Output the full listing below exactly, without the pictures.

[Supplied material start]

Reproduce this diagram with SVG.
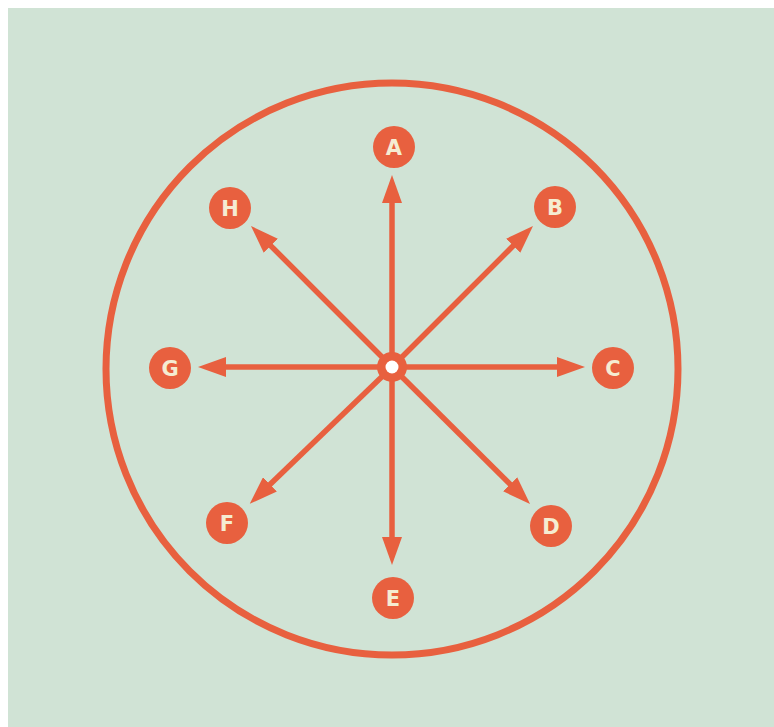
<svg xmlns="http://www.w3.org/2000/svg" width="774" height="727" viewBox="0 0 774 727">
<defs>
<style>
.ln{stroke:#e8603f;stroke-width:5.5;fill:none;marker-end:url(#ah)}
.nd{fill:#e8603f}
.lb{fill:#f5ecd2;font-family:"DejaVu Sans",sans-serif;font-weight:bold;font-size:21px;text-anchor:middle;dominant-baseline:central}
</style>
<marker id="ah" viewBox="0 0 28 20" refX="13" refY="10" markerWidth="28" markerHeight="20" orient="auto" markerUnits="userSpaceOnUse">
<path d="M0,0 L28,10 L0,20 z" fill="#e8603f"/>
</marker>
</defs>
<rect x="0" y="0" width="774" height="727" fill="#ffffff"/>
<rect x="8" y="8" width="766" height="719" fill="#d0e3d5"/>
<circle cx="392" cy="369" r="286" fill="none" stroke="#e8603f" stroke-width="7"/>
<g id="connectors">
<line class="ln" x1="392" y1="367" x2="392" y2="190"/>
<line class="ln" x1="392" y1="367" x2="522.4" y2="236.6"/>
<line class="ln" x1="392" y1="367" x2="570" y2="367"/>
<line class="ln" x1="392" y1="367" x2="519.4" y2="493.4"/>
<line class="ln" x1="392" y1="367" x2="392" y2="550"/>
<line class="ln" x1="392" y1="367" x2="260.6" y2="493.4"/>
<line class="ln" x1="392" y1="367" x2="213" y2="367"/>
<line class="ln" x1="392" y1="367" x2="261.6" y2="236.6"/>
</g>
<g id="center">
<circle cx="392" cy="367" r="15" fill="#e8603f"/>
<circle cx="392" cy="367" r="6.5" fill="#ffffff"/>
</g>
<g id="A"><circle class="nd" cx="394" cy="147" r="21"/><text class="lb" x="394" y="148">A</text></g>
<g id="B"><circle class="nd" cx="555" cy="207" r="21"/><text class="lb" x="555" y="208">B</text></g>
<g id="C"><circle class="nd" cx="613" cy="368" r="21"/><text class="lb" x="613" y="369">C</text></g>
<g id="D"><circle class="nd" cx="551" cy="526" r="21"/><text class="lb" x="551" y="527">D</text></g>
<g id="E"><circle class="nd" cx="393" cy="598" r="21"/><text class="lb" x="393" y="599">E</text></g>
<g id="F"><circle class="nd" cx="227" cy="523" r="21"/><text class="lb" x="227" y="524">F</text></g>
<g id="G"><circle class="nd" cx="170" cy="368" r="21"/><text class="lb" x="170" y="369">G</text></g>
<g id="H"><circle class="nd" cx="230" cy="208" r="21"/><text class="lb" x="230" y="209">H</text></g>
</svg>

[Supplied material end]

### Written answer
Reproduce this diagram with SVG.
<svg xmlns="http://www.w3.org/2000/svg" width="774" height="727" viewBox="0 0 774 727">
<defs>
<style>
.ln{stroke:#e8603f;stroke-width:5.5;fill:none;marker-end:url(#ah)}
.nd{fill:#e8603f}
.lb{fill:#f5ecd2;font-family:"DejaVu Sans",sans-serif;font-weight:bold;font-size:21px;text-anchor:middle;dominant-baseline:central}
</style>
<marker id="ah" viewBox="0 0 28 20" refX="13" refY="10" markerWidth="28" markerHeight="20" orient="auto" markerUnits="userSpaceOnUse">
<path d="M0,0 L28,10 L0,20 z" fill="#e8603f"/>
</marker>
</defs>
<rect x="0" y="0" width="774" height="727" fill="#ffffff"/>
<rect x="8" y="8" width="766" height="719" fill="#d0e3d5"/>
<circle cx="392" cy="369" r="286" fill="none" stroke="#e8603f" stroke-width="7"/>
<g id="connectors">
<line class="ln" x1="392" y1="367" x2="392" y2="190"/>
<line class="ln" x1="392" y1="367" x2="522.4" y2="236.6"/>
<line class="ln" x1="392" y1="367" x2="570" y2="367"/>
<line class="ln" x1="392" y1="367" x2="519.4" y2="493.4"/>
<line class="ln" x1="392" y1="367" x2="392" y2="550"/>
<line class="ln" x1="392" y1="367" x2="260.6" y2="493.4"/>
<line class="ln" x1="392" y1="367" x2="213" y2="367"/>
<line class="ln" x1="392" y1="367" x2="261.6" y2="236.6"/>
</g>
<g id="center">
<circle cx="392" cy="367" r="15" fill="#e8603f"/>
<circle cx="392" cy="367" r="6.5" fill="#ffffff"/>
</g>
<g id="A"><circle class="nd" cx="394" cy="147" r="21"/><text class="lb" x="394" y="148">A</text></g>
<g id="B"><circle class="nd" cx="555" cy="207" r="21"/><text class="lb" x="555" y="208">B</text></g>
<g id="C"><circle class="nd" cx="613" cy="368" r="21"/><text class="lb" x="613" y="369">C</text></g>
<g id="D"><circle class="nd" cx="551" cy="526" r="21"/><text class="lb" x="551" y="527">D</text></g>
<g id="E"><circle class="nd" cx="393" cy="598" r="21"/><text class="lb" x="393" y="599">E</text></g>
<g id="F"><circle class="nd" cx="227" cy="523" r="21"/><text class="lb" x="227" y="524">F</text></g>
<g id="G"><circle class="nd" cx="170" cy="368" r="21"/><text class="lb" x="170" y="369">G</text></g>
<g id="H"><circle class="nd" cx="230" cy="208" r="21"/><text class="lb" x="230" y="209">H</text></g>
</svg>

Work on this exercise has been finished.